Smith didn’t advocate that they did. He identified a problem and suggested that “little schools”
were the appropriate response.
Moreover,
the division of labour continued unabated. Productivity continued as pin making, for example,
became mechanised. By the 19th
century, thousands of pin-making
firms were consolidated, and by the 20th century, one or two
manufacturers undertook the entire national output of pins in fully automated
batteries of machines both in the UK and the USA. Working men commonly do a lot
more than basic ‘reading, writing,
and accounting’. The horror of
worker zombies drawn by Chomsky from these passages in Wealth Of Nations never
happened. But the Education Acts implied in Book V were passed eventually, as
were Technical Schools for employed workers, on of which, the Edinburgh School
of Arts, founded in 1822, eventually became Heriot-Watt University in 1966, a
few hundred yards from where Smith lived from 1788-90 in Panmure House.
By
exaggerating his case with colourful prose, few facts, and no history, Chomsky undermines those parts of his
case that are worthy of our attention.
3 Comments:
I wouldn't suppose that Chomsky meant that there ought to be no division of labor or that Smith thought that, or that this were even possible. People do different things and take on different tasks - it would be so silly to think otherwise I couldn't see anybody thinking it, much less Noam Chomsky.
It also looks like Chomsky's reading of Smith as saying too much specialization makes people soft in the brain and body unless otherwise checked is in line with the Smith quote and your thinking about what prompted it.
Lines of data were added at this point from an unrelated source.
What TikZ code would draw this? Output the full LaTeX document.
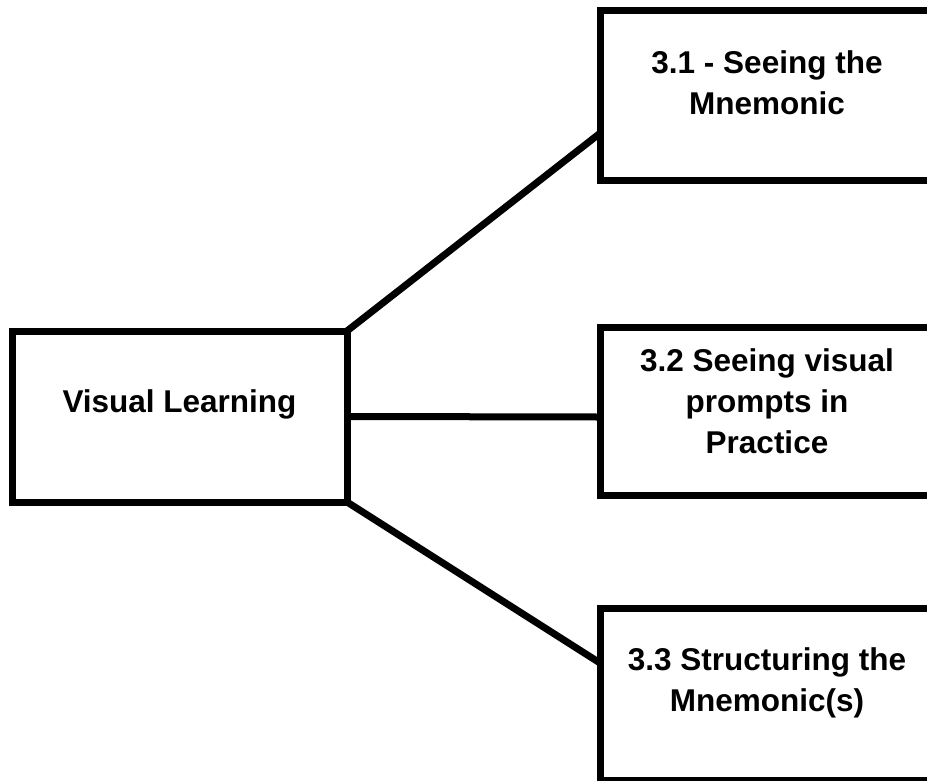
\documentclass[tikz,border=0pt]{standalone}
\usepackage{fontspec}
\setmainfont{Liberation Sans}
\begin{document}
\begin{tikzpicture}[x=1pt,y=-1pt,
  box/.style={draw=black, line width=7pt, inner sep=0pt, outer sep=0pt, minimum width=335pt},
  lbl/.style={font=\fontsize{31.5}{41}\selectfont\bfseries, align=center, inner sep=0pt},
  link/.style={draw=black, line width=7pt}]
\useasboundingbox (0,0) rectangle (927,780);

% root box
\node[box, minimum height=171pt] (vl) at (179.5,416.5) {};
\node[lbl, anchor=base] (tvl) at (179.5,412) {Visual Learning};

% branch boxes (running past the right edge)
\node[box, minimum width=334pt, minimum height=169.5pt] (s1) at (767,95.25) {};
\node[box, minimum width=334pt, minimum height=168pt] (s2) at (767,411) {};
\node[box, minimum width=334pt, minimum height=172pt] (s3) at (767,694) {};

\node[lbl, anchor=north] (t1) at (767,50) {3.1 - Seeing the\\Mnemonic};
\node[lbl, anchor=north] (t2) at (767,348) {3.2 Seeing visual\\prompts in\\Practice};
\node[lbl, anchor=north] (t3) at (767,647) {3.3 Structuring the\\Mnemonic(s)};

% connectors
\draw[link] (vl.north east) -- ([yshift=-38pt]s1.west);
\draw[link] (vl.east) -- ([yshift=-6pt]s2.west);
\draw[link] (vl.south east) -- ([yshift=31pt]s3.west);
\end{tikzpicture}
\end{document}
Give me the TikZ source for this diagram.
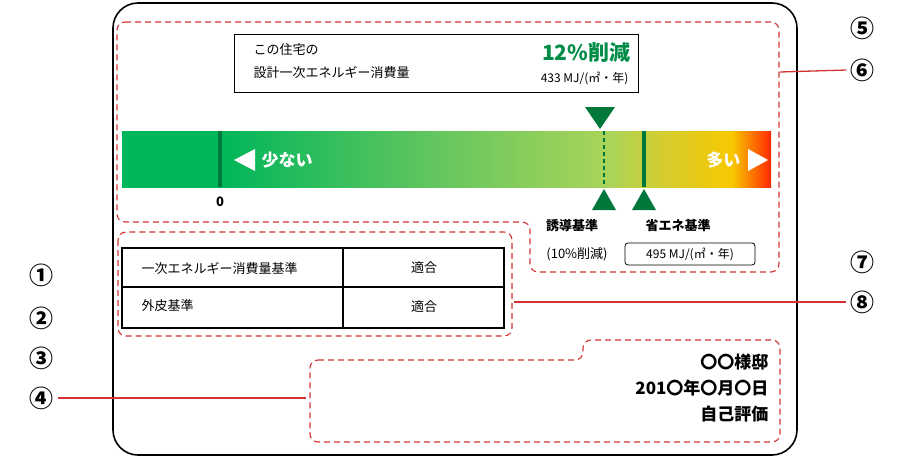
\documentclass[tikz,border=0pt]{standalone}
\usepackage{fontspec}
\setmainfont{Noto Sans CJK JP}
\definecolor{dg}{RGB}{0,120,60}
\definecolor{tg}{RGB}{0,140,70}
\definecolor{rd}{RGB}{210,50,50}
\definecolor{c0}{RGB}{0,182,90}
\definecolor{c1}{RGB}{90,196,95}
\definecolor{c2}{RGB}{170,212,90}
\definecolor{c3}{RGB}{215,204,45}
\definecolor{c4}{RGB}{248,200,0}
\definecolor{c5}{RGB}{255,40,0}
\pgfdeclarehorizontalshading{barsh}{100bp}{color(0bp)=(c0); color(32.5bp)=(c0); color(47.5bp)=(c1); color(62.5bp)=(c2); color(67bp)=(c3); color(72bp)=(c4); color(75bp)=(c5); color(100bp)=(c5)}
\tikzset{
 dsh/.style={rd,line width=1.1pt,dash pattern=on 6pt off 4pt,rounded corners=8pt},
 lead/.style={rd,line width=1.3pt},
 num/.style={font=\fontsize{24}{24}\selectfont\bfseries},
 sm/.style={font=\fontsize{13}{13}\selectfont},
 smb/.style={font=\fontsize{13}{13}\selectfont\bfseries},
 big/.style={font=\fontsize{17}{17}\selectfont\bfseries},
 tri/.style={fill=dg,draw=none},
}
\begin{document}
\begin{tikzpicture}[x=1pt,y=-1pt]
\useasboundingbox (0,0) rectangle (906,458);
% outer
\draw[line width=1.6pt,rounded corners=25pt] (113,3) rectangle (797,455);
% dashed regions
\draw[dsh] (117,22) -- (779,22) -- (779,272) -- (530,272) -- (530,222) -- (117,222) -- cycle;
\draw[dsh] (118,232) rectangle (512,336);
\draw[dsh] (310,360) -- (583,360) -- (583,340) -- (780,340) -- (780,442) -- (310,442) -- cycle;
% numbers
\node[num] (n1) at (42,275) {①};
\node[num] (n2) at (42,318) {②};
\node[num] (n3) at (42,358) {③};
\node[num] (n4) at (42,398) {④};
\node[num] (n5) at (862,28) {⑤};
\node[num] (n6) at (862,70) {⑥};
\node[num] (n7) at (862,262) {⑦};
\node[num] (n8) at (862,302) {⑧};
\coordinate (e4) at (306,398);
\coordinate (e6) at (780,72);
\coordinate (e8) at (514,302);
\draw[lead] (n4.east) -- (e4);
\draw[lead] (n6.west) -- (e6);
\draw[lead] (n8.west) -- (e8);
% top box
\node[draw,line width=1.3pt,minimum width=404pt,minimum height=58pt,anchor=north west,inner sep=0] (tb) at (234,34) {};
\node[sm,anchor=west] (t1) at (250,50) {この住宅の};
\node[sm,anchor=west] (t2) at (250,73) {設計一次エネルギー消費量};
\node[font=\fontsize{21}{21}\selectfont\bfseries,text=tg,anchor=east] (t3) at (634,52) {12\%削減};
\node[font=\fontsize{12}{12}\selectfont,anchor=east] (t4) at (632,78) {433 MJ/(㎡・年)};
% bar
\shade[shading=barsh] (122,131) rectangle (771,187);
\node[minimum width=649pt,minimum height=56pt,anchor=north west,inner sep=0] (bar) at (122,131) {};
\draw[dg,line width=4pt] (220,131) -- (220,187);
\draw[dg,line width=1.3pt,dash pattern=on 4pt off 3pt] (604,131) -- (604,187);
\draw[dg,line width=4pt] (644,131) -- (644,187);
\fill[white] (234,160) -- (255,149) -- (255,171) -- cycle;
\node[big,text=white,anchor=west] (few) at (258,160) {少ない};
\fill[white] (768,160) -- (748,149) -- (748,171) -- cycle;
\node[big,text=white,anchor=east] (many) at (744,160) {多い};
\node[smb] (zero) at (220,202) {0};
\fill[tri] (585,107) -- (615,107) -- (600,129) -- cycle;
\fill[tri] (592,210) -- (616,210) -- (604,189) -- cycle;
\fill[tri] (632,210) -- (656,210) -- (644,189) -- cycle;
\node[smb] (yu) at (572,226) {誘導基準};
\node[smb] (sh) at (678,226) {省エネ基準};
\node[sm] (pc) at (577,254) {(10\%削減)};
\node[draw,rounded corners=3pt,line width=0.8pt,minimum width=130pt,minimum height=22pt,inner sep=0,font=\fontsize{12}{12}\selectfont] (mj) at (690,254) {495 MJ/(㎡・年)};
% table
\draw[line width=2.2pt] (122,248) rectangle (504,328);
\draw[line width=2.2pt] (122,287) -- (504,287);
\draw[line width=2.2pt] (343,248) -- (343,328);
\node[sm,anchor=west] (r1) at (138,268) {一次エネルギー消費量基準};
\node[sm] (r1b) at (424,268) {適合};
\node[sm,anchor=west] (r2) at (138,306) {外皮基準};
\node[sm] (r2b) at (424,307) {適合};
% bottom right
\node[big,anchor=east] (b1) at (772,362) {〇〇様邸};
\node[big,anchor=east] (b2) at (772,388) {201〇年〇月〇日};
\node[big,anchor=east] (b3) at (772,414) {自己評価};
\end{tikzpicture}
\end{document}
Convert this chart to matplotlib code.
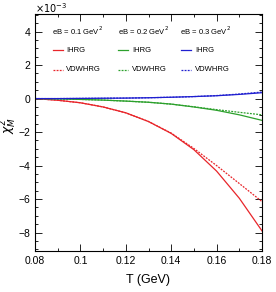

You're bringing some good thoughts to the table (I assume - it's not my specialty), but I don't see what part of Chomsky's statement you are in conflict with here. Actually, it looks like Smith in your thinking is arguing for government intervention to help avoid the effects of division of labor going to their natural limit - more or less in line with that first Chomsky quote.
Isn't Chomsky an anarchist anyhow?
I think Chomsky is just noting that the way people think of free-markets and libertarianism today isn't in line with a thorough reading of Smith or other relevant base thinkers.
I'm not trying to make an argument here about how things ought to be, I just happened across this when reading on Chomsky and thought to myself - there isn't as much disagreement here as the author of this blog seems to think, or at least demonstrates.
I agree with Jacob. I see nothing in what you've said which conflicts with anything Chomsky has ever said. Perhaps just an excuse to try and attack Chomsky which seems popular among either those who know nothing about him, or those who, usually mistakenly, believe they're smarter. I have yet to see one. I recommend Michael Perelman's The Invention of Capitalism. It deal with the history, Smith's weaknesses and how he became popular, etc....
Jacob
Thanks for your comments.
I can assure you (and Chomsky) I do not deal in personal criticism of Chomsky nor anyone else. I am aware (from distant0 memory of Michael Perelman. We corresponded some years ago and we met and discussed Adam Smith at conference that we attended (before my 2nd stroke, which terminated air travel across the Atlantic - I live in Edinburgh).
I happen not to agree with some of his comments on Adam Smith.
We are allowed in academic discourse to disagree, Nobody, including Adam Smith, and myself, is beyond criticism.